-- START OF GIVEN DATA --

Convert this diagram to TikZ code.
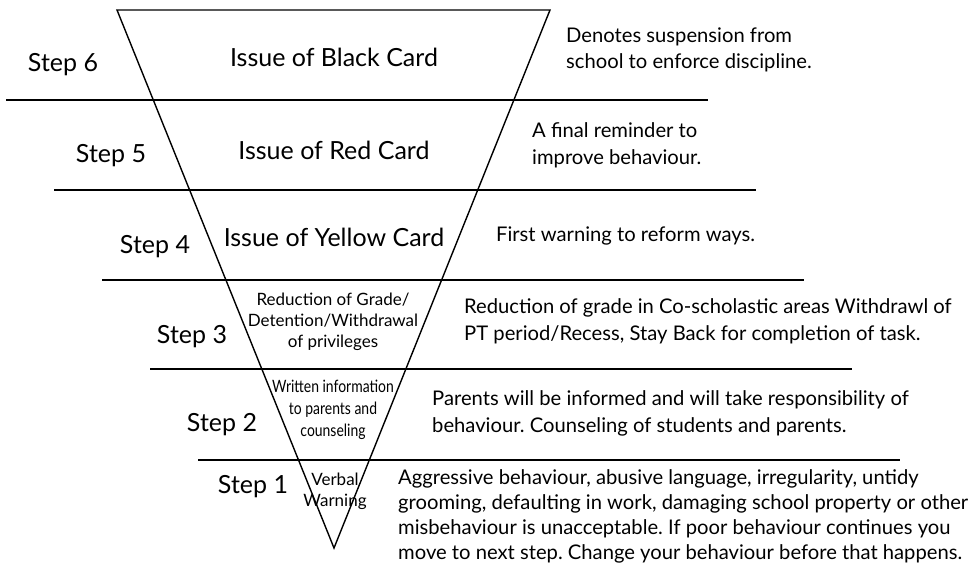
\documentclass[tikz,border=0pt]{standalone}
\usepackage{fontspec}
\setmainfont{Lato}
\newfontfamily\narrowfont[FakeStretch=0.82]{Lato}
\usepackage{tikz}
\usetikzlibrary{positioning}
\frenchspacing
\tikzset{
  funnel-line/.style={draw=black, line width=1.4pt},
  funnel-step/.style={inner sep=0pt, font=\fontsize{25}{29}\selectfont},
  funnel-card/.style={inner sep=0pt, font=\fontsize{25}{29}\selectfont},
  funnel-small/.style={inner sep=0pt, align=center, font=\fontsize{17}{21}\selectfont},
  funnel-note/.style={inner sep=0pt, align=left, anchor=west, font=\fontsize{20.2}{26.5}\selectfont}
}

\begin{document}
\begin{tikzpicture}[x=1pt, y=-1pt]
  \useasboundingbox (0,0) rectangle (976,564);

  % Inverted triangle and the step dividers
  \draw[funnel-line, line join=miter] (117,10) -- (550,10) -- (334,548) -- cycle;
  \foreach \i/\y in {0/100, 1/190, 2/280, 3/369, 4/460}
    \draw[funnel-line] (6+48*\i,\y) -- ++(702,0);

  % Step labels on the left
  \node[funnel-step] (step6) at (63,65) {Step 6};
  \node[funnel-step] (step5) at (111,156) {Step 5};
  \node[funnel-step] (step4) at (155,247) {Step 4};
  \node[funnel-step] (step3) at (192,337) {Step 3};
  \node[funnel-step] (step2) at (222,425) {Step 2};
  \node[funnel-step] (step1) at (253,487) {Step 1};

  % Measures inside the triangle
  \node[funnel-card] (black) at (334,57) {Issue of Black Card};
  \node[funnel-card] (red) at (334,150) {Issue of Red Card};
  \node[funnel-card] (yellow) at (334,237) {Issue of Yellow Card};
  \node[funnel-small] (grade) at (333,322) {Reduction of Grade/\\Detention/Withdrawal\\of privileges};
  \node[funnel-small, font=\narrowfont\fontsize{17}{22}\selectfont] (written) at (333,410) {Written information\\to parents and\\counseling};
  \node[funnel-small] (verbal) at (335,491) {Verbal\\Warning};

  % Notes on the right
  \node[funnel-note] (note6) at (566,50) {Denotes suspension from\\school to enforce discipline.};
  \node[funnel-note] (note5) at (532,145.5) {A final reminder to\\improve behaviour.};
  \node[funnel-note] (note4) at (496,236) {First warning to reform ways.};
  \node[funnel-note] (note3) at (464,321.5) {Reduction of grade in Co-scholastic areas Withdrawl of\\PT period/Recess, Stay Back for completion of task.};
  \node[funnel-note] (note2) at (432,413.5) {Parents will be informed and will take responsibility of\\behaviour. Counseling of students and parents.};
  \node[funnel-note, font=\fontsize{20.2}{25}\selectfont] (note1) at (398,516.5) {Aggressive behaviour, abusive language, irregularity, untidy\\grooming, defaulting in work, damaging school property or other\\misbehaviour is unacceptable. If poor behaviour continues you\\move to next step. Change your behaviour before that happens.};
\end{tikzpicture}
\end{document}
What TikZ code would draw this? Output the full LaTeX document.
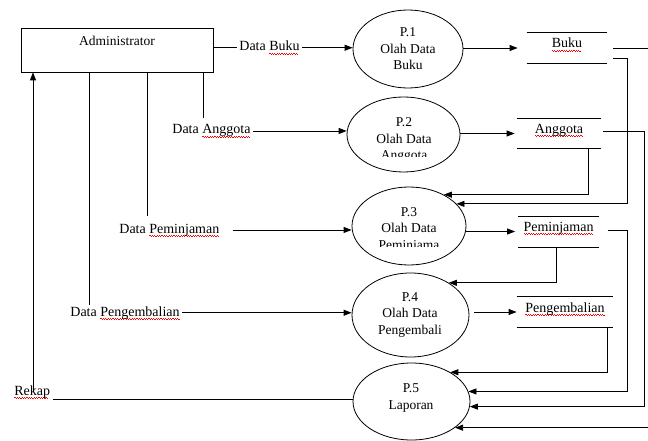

-- END OF GIVEN DATA --

• [BRIEF]
Only the lines from the top of the data through the line with "(6+48*\i,\y) -- ++(702,0);" should be quoted, exactly and with both ends kept; skip the pictures.

• [RESPONSE TO THE TASK]
Convert this diagram to TikZ code.
\documentclass[tikz,border=0pt]{standalone}
\usepackage{fontspec}
\setmainfont{Lato}
\newfontfamily\narrowfont[FakeStretch=0.82]{Lato}
\usepackage{tikz}
\usetikzlibrary{positioning}
\frenchspacing
\tikzset{
  funnel-line/.style={draw=black, line width=1.4pt},
  funnel-step/.style={inner sep=0pt, font=\fontsize{25}{29}\selectfont},
  funnel-card/.style={inner sep=0pt, font=\fontsize{25}{29}\selectfont},
  funnel-small/.style={inner sep=0pt, align=center, font=\fontsize{17}{21}\selectfont},
  funnel-note/.style={inner sep=0pt, align=left, anchor=west, font=\fontsize{20.2}{26.5}\selectfont}
}

\begin{document}
\begin{tikzpicture}[x=1pt, y=-1pt]
  \useasboundingbox (0,0) rectangle (976,564);

  % Inverted triangle and the step dividers
  \draw[funnel-line, line join=miter] (117,10) -- (550,10) -- (334,548) -- cycle;
  \foreach \i/\y in {0/100, 1/190, 2/280, 3/369, 4/460}
    \draw[funnel-line] (6+48*\i,\y) -- ++(702,0);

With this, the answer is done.